Typically, galaxies are defined by the stars they contain. Stars make galaxies easily detectable in the vastness of the universe because they are easily visible. But Cloud-9 has no stars — not even the very faint ones. That would imply that Cloud-9 is not really a galaxy. Scientists instead call it a failed galaxy. It likely represents the early stage of galaxy formation that never managed to progress beyond a certain point. Cloud-9 simply never reached the density to spark the birth of stars. However, there’s still a possibility Cloud-9 will eventually manage to reach the needed density, collapse on itself, and become a true galaxy.
For now, Cloud-9 consists of a core made mostly of neutral hydrogen gas, spanning a region of about 4,900 light-years across. Its total gas mass is about a million times the mass of the sun. But what truly dominates this cloud is dark matter. Dark matter is the invisible, “missing” substance that accounts for most of the universe’s mass, and in this case, scientists estimate the amount of dark matter in Cloud-9 is billions of times the sun’s mass. And it’s the gravity from this dark matter that holds the cloud together.
Window into the dark universe
galaxy cluster Abell 1689, with the mass distribution of the dark matter in the gravitational lens shown in purple – NASA, ESA, E. Jullo (JPL/LAM), P. Natarajan (Yale) and J-P. Kneib (LAM)/Wikimedia Commons
Cloud-9 is an important discovery not because of what it contains, but because of what it lacks. With no stars, dust, or active star formations, all that remains is a clean system dominated by dark matter. It’s a valuable playground for all the scientists who are trying to understand dark matter – the substance that might have existed before the Big Bang.

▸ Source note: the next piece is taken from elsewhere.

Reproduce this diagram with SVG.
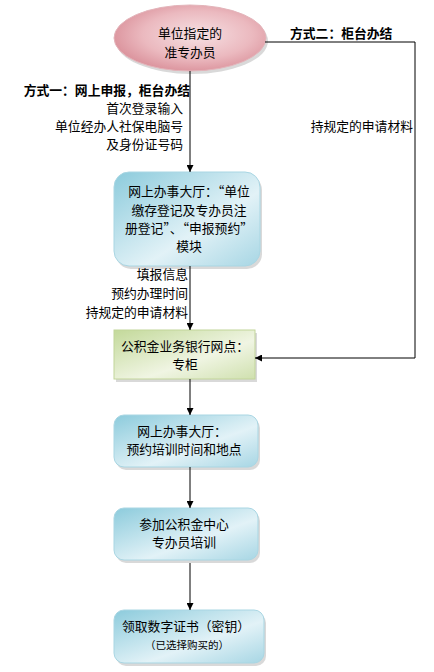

Dark matter doesn’t emit, absorb, or reflect light. Its presence can only be noticed through gravity. Most galaxies mix the gravitational signals of dark matter with the ones of stars, gas, and dust. Cloud-9 strips that complexity away. Nearly all of its gravitational influence comes from dark matter alone. That makes Cloud-9 a rare and almost perfect astronomical laboratory. That’s precisely why Andrew Fox, the astronomer at the Space Telescope Science Institute for the European Space Agency, described Cloud-9 as a “window into the dark universe.” Scientists can use it to study how hydrogen gas moves and how tightly it is bound within the cloud. This will give them insight into how dark matter behaves on a small scale. These measurements will further help refine theories about how dark matter clumps, how it interacts with ordinary matter, and how it shapes the cosmic structures.
With the discovery of Cloud-9, astronomers are encouraged to keep searching for similar starless systems. They already theorized about the possible existence of small dark matter halos throughout the universe, but Cloud-9 is the only known evidence that such objects exist. Finding more such objects would let us know how common dark v matter structures are, and how much of the universe remains hidden from our view.